The digital gauge cluster added $238 to the Cimarron’s $12,692 price tag (that’s about $650 on a $34,590 car when reckoned in 2022 dollars). It wasn’t as cool as the digital dash of the Subaru XT, but still futuristic stuff for 1985.
Unlike most other J-Bodies for 1985, the Cimarron came with an AM/FM radio as standard equipment (or you could get a $151 credit for deleting the radio). This “Symphony Sound” cassette deck with AM stereo and a five-band equalizer added 299 bucks (about $815 today). If you wanted this radio with a built-in CB (so you could give a big 10-4 to the trucker man), it cost $895 ($2,440 now). In 1985, I was paying $1,296 for that year’s tuition at the University of California (plus $50/month for rent at the on-campus trailer park, where students could perform engine swaps in their front yards), so the idea of a CB radio for nearly as many frogskins as a quarter’s tuition would have seemed shocking to me at the time.

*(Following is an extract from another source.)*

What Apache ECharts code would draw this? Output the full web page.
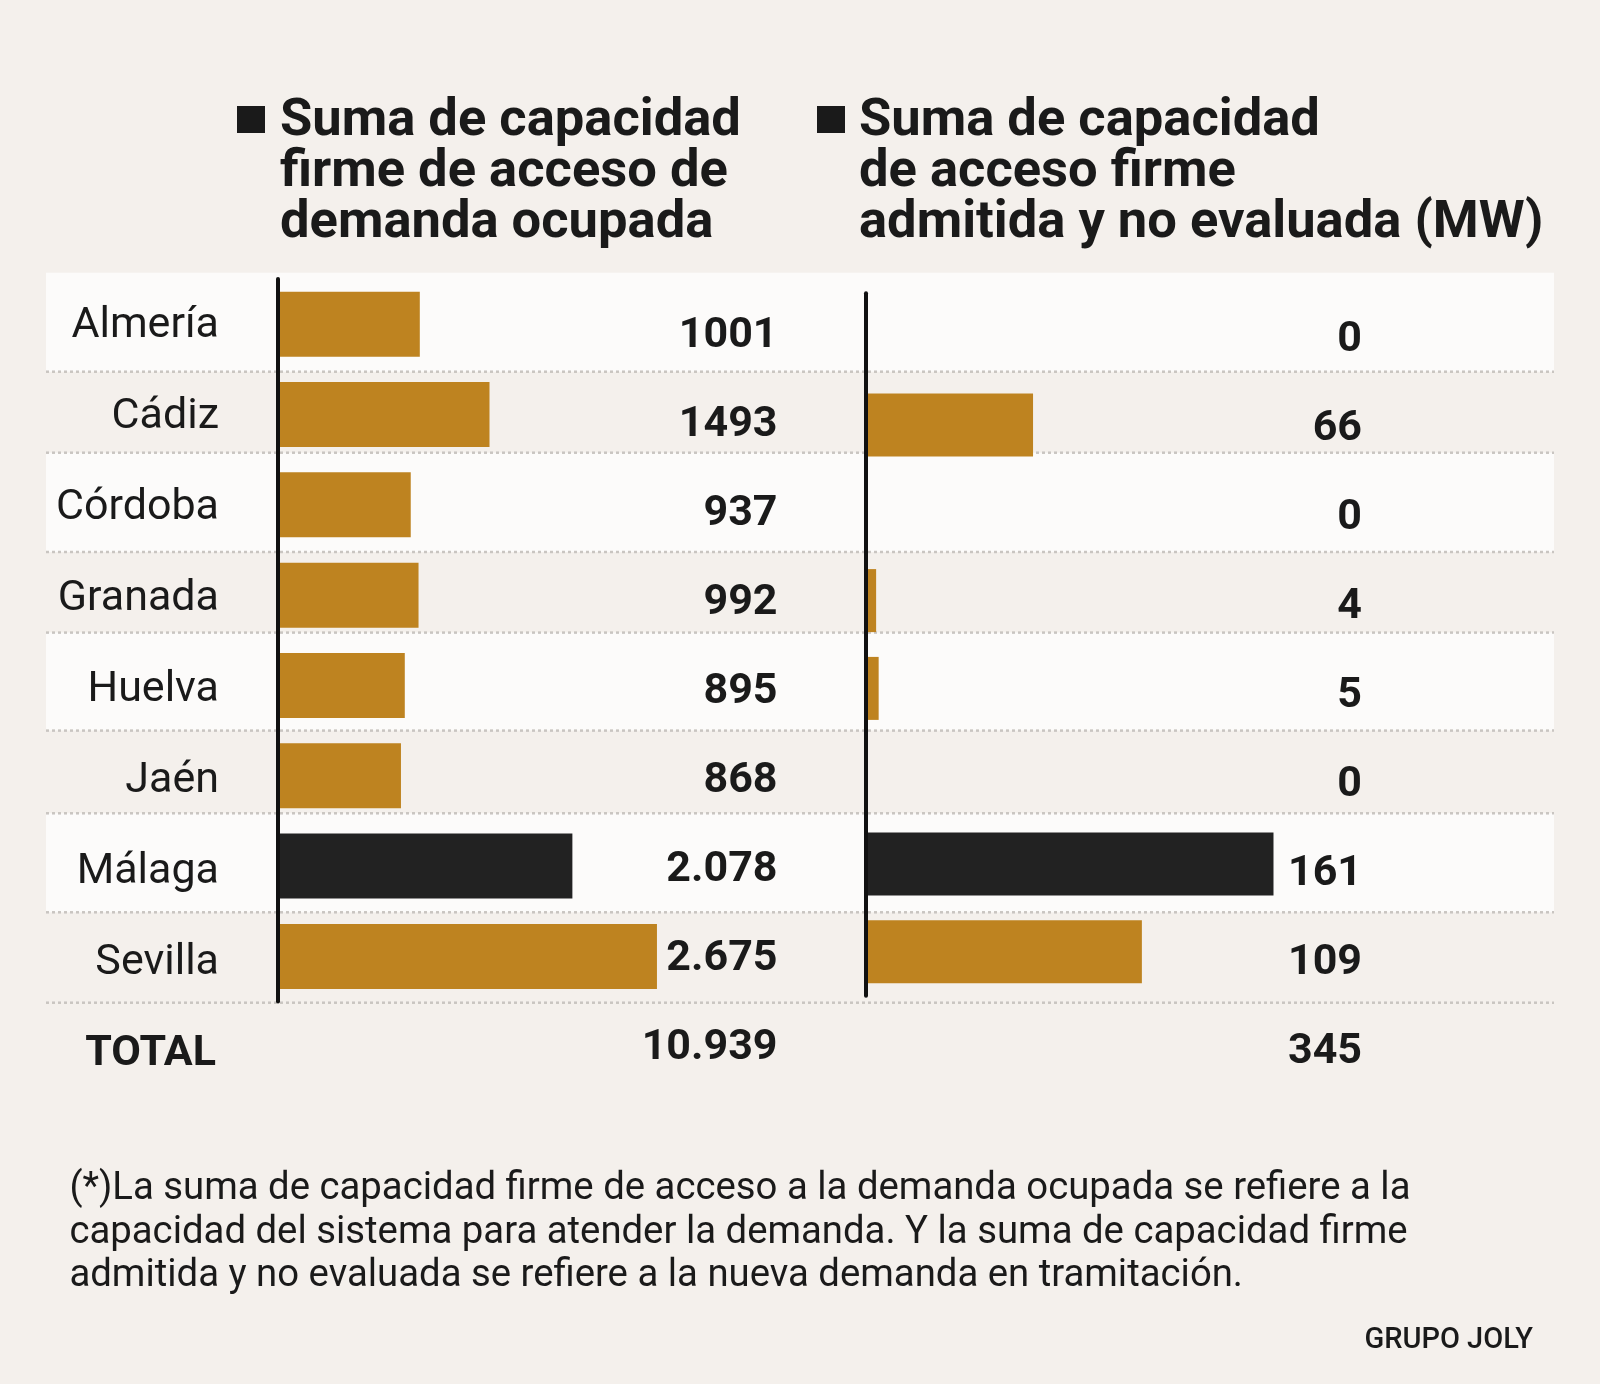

The base engine in the ’85 Cimarron was the same 2.0-liter four-banger found in the Cavalier, but with 88 horses instead of the Chevy’s 85. This car has the optional 2.8-liter V6, rated at 125 horsepower and adding $560 to the car’s price tag. I’d have shot photos of the engine, but the hood latch mechanism was broken and I didn’t feel like messing with it in order to see an engine I’ve photographed many times before.
Believe it or not, the base transmission in the 1985 Cimarron was an old-timey four-on-the-floor manual, though nearly all Cimarron buyers spent the extra $350 ($955 now) for the automatic. I’ve managed to find a junkyard Cimarron with the rare V6/4-speed combination, amazingly.
This car also has the optional 14″ alloy wheels, which cost just 40 additional bucks.
This DALE sticker probably dates back to the car’s early days on the road.
The keys were still in it when it showed up to its final parking spot.
I picked up a 2009 Hyundai Accent radio for a car-parts boombox project that day (late-2000s Hyundais are among the few junkyard cars that offer factory radios that have AUX jacks but no CAN Bus requirements), and you can see it sitting next to my trusty junkyard toolbox in this photo.
The Cimarron was done after 1988, though its Cavalier/Sunfire platform-mates carried on well into our current century.